On accorde ensuite le grand cornet composé de cinq tuyaux sur le prestant seul. Il faut remarquer que le grand cornet n’a que deux octaves, & que des cinq tuyaux qui le composent, il n’y a que le dessus de flûte qui s’accorde à l’unisson des tailles & des dessus du prestant ; que les autres tuyaux, le dessus de bourdon, le dessus de nazard, le dessus de quarte nazard, & le dessus de tierce, s’accordent à l’unisson des jeux dont ils portent le nom. On accorde ensuite le cornet de récit & le cornet d’écho sur le prestant, comme on a accordé le grand cornet. On accorde ensuite la flûte sur le prestant seul, à l’unisson de laquelle elle doit être. Ensuite on accorde la double tierce à la tierce au-dessus du prestant, & sur tous les fonds de l’orgue. Ce qu’on appelle les fonds de l’orgue, sont tous les jeux de mutation plus graves que le prestant ; comme qui diroit les basses de l’orgue, dont le prestant tient le milieu, y ayant autant d’octaves dans l’étendue de l’orgue au-dessus & au-dessous des quatre dont le prestant est composé. On accorde ensuite le nazard sur les fonds & à la quinte au-dessus du prestant. Le gros nazard s’accorde aussi sur les fonds à l’octave au-dessous du nazard & à la quarte au-dessous du prestant. On accorde ensuite ensuite la quarte de nazard sur les fonds & avec la double tierce, & le nazard : ce jeu doit sonner l’octave du prestant. On accorde ensuite la tierce sur les fonds & la double tierce, dont elle doit sonner l’octave, & sur le nazard & la quarte nazard. Ensuite on accorde le larigot sur les fonds accompagnés de la double tierce du nazard, dont il doit sonner l’octave de la quarte nazard, de la tierce. On accorde ensuite la doublette sur tous les fonds : elle doit sonner l’octave au-dessus du prestant. Sur la doublette & les fonds on accorde les deux parties du plein jeu, la fourniture & la cimbale, dont on bouche les tuyaux des rangs que l’on n’accorde pas avec des plumes d’oie ou de pigeon, afin de les empêcher de parler, & de mieux entendre l’accord de ceux qu’on laisse libres. Ensuite quand un rang est accordé, on accorde le rang suivant, dont on ôte les plumes que l’on remet dans le rang accordé, s’il est nécessaire. Voyez Fourniture & Cimbale.
La pédale de quarte s’accorde sur les fonds & à l’unisson des basses du prestant.

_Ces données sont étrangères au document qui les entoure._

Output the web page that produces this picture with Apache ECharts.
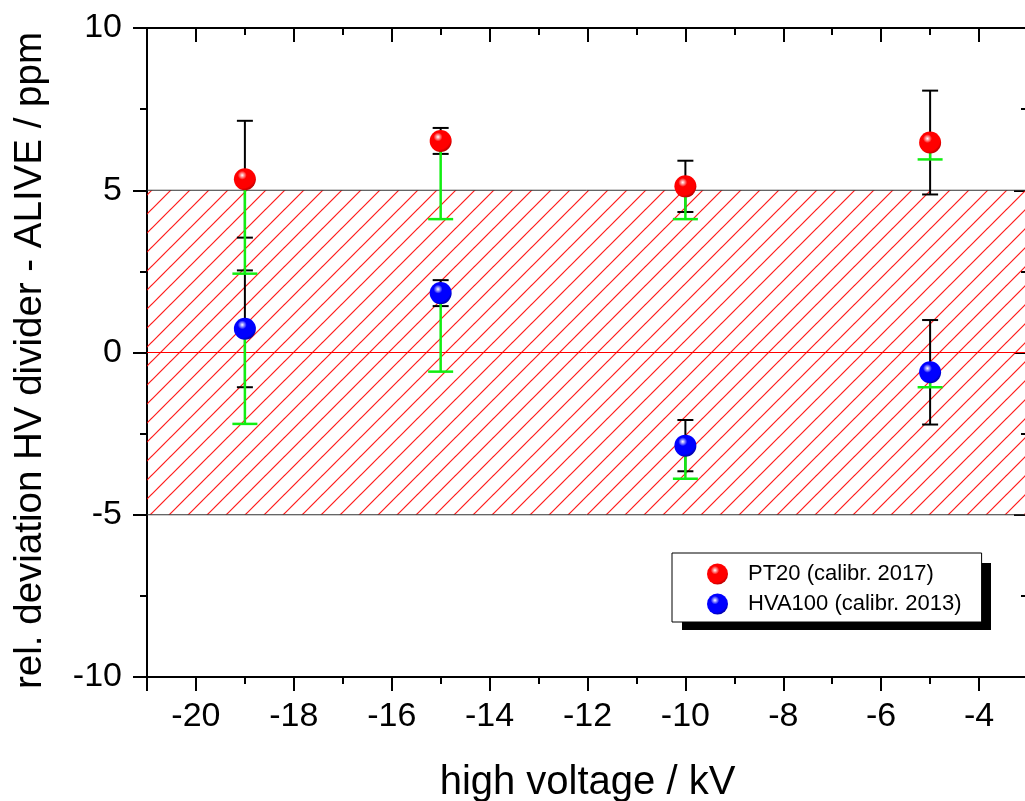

La pédale de huit ou flûte s’accorde aussi sur les fonds & à l’unisson du huitieme pié ouvert, ou à l’octave au-dessous du prestant.
Lorsque tous les jeux de mutation sont accordés, on accorde les jeux d’anches, à commencer par la trompette que l’on accorde à l’octave au-dessous du prestant seul. Sur la trompette on accorde la cromorne à l’unisson, à l’octave au-dessous de la trompette. On accorde la bombarde à l’octave au-dessus de la même trompette ; on accorde le clairon qui sonne l’unisson du prestant. La voix humaine qui sonne l’unisson de la trompette s’accorde à l’octave au-dessous du prestant seul, & la voix angélique à l’unisson du même prestant. La trompette de récit qui n’a que deux octaves, sonne l’unisson des dessus de la trompette, dont elle ne differe qu’en ce qu’elle a le son plus net.

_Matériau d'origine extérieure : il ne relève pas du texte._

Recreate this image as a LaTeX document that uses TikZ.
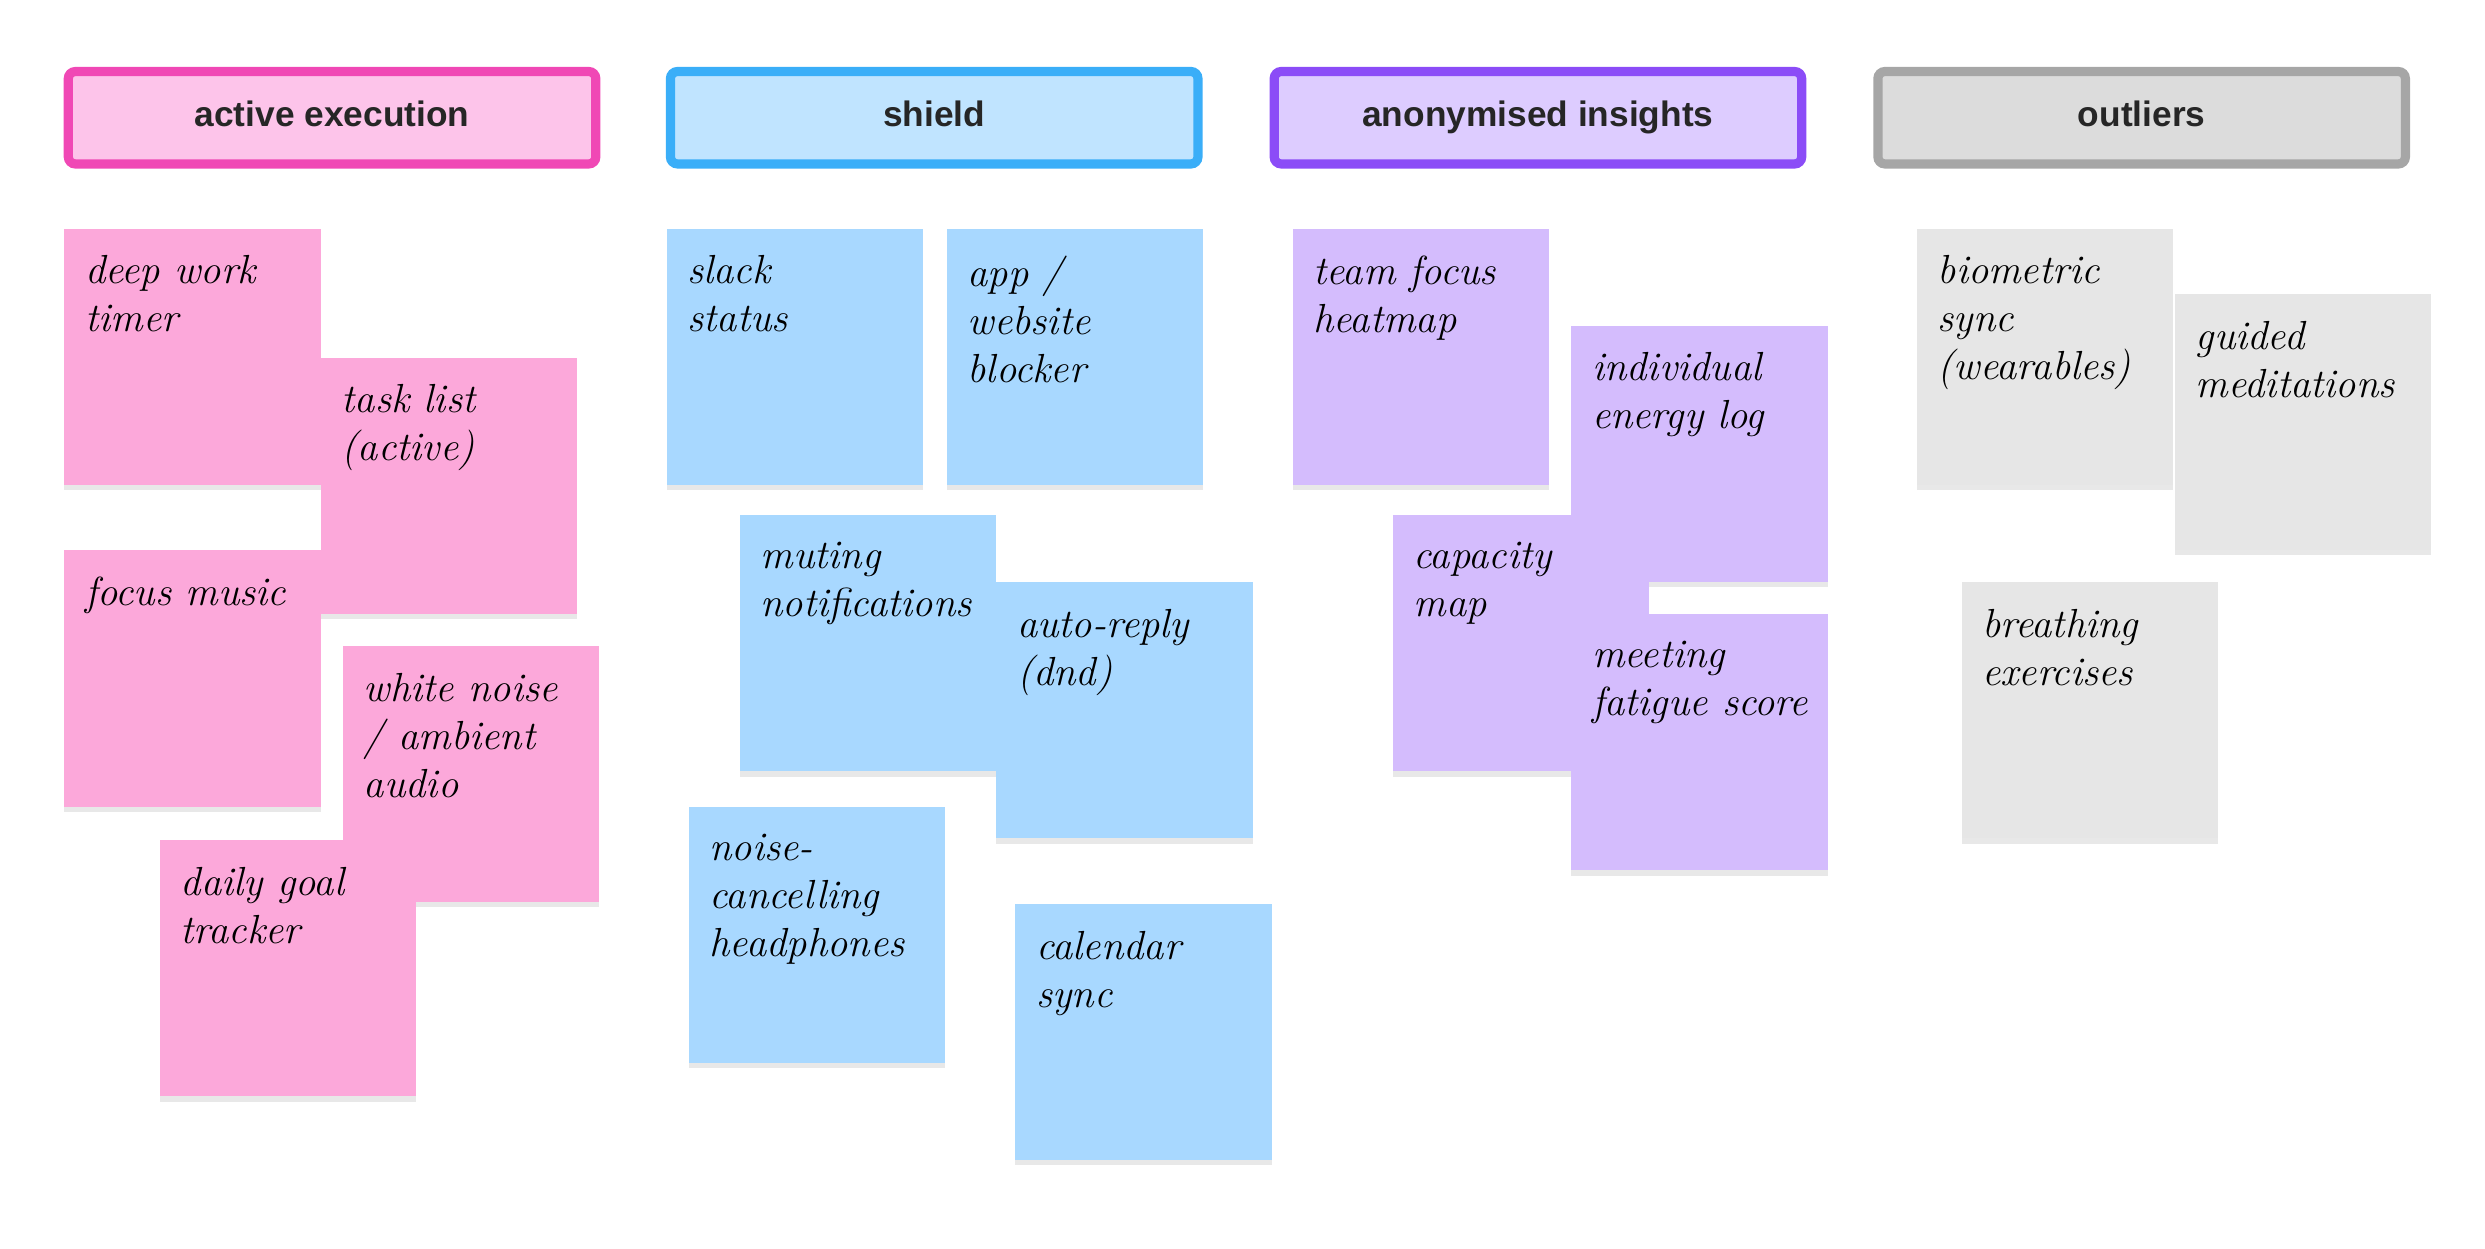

Les pédales des jeux d’anches s’accordent, savoir, celle de clairon à l’unisson des basses du clairon ; s’il y a ravalement au clavier de pédale, le ravalement descend dans le huitieme pié à l’unisson de la trompette.

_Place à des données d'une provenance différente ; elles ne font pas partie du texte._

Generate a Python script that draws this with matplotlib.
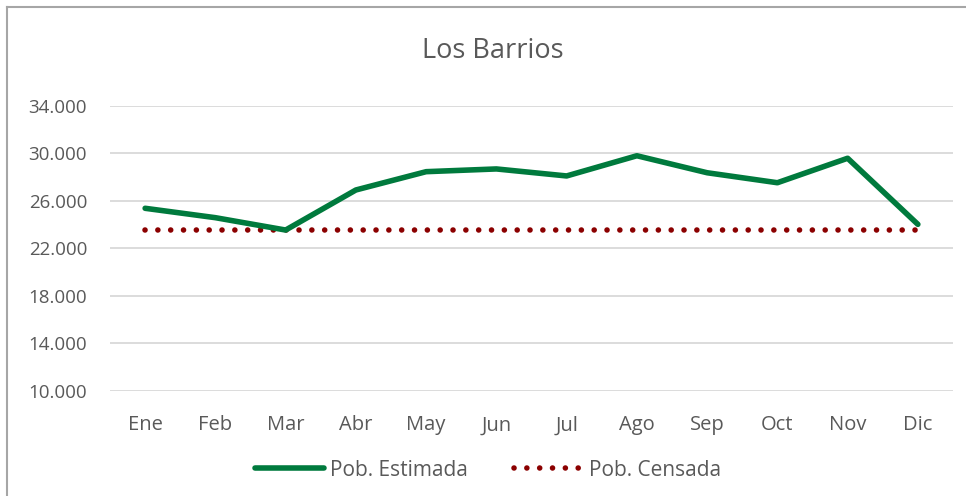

La pédale de trompette sonne l’unisson des basses de la trompette ; le ravalement descend dans le seizieme pié à l’unisson de la bombarde.
La pédale de bombarde s’accorde à l’octave au-dessous des basses de la trompette, par conséquent elle sonne le seizieme pié ; s’il y a ravalement, il descend dans le trente-deuxieme pié. Voyez la table du rapport des jeux, Fig. 67. & pour le mélange des jeux, l’article Jeux, & pour leur construction, leurs articles particuliers.
On accorde tous les jeux de mutation avec les accordoirs représentés, Fig. 49. Planche d’orgue. dont on coëffe les tuyaux ouverts ou à cheminée, pour diminuer l’orifice du tuyau & le faire baisser de ton ; on enfonce au contraire les accordoirs dans les tuyaux, ce qui élargit leur ouverture quand on veut les faire hausser de ton. Dans un orgue bien accordé, la partition de chaque jeu doit être semblable à celle du prestant.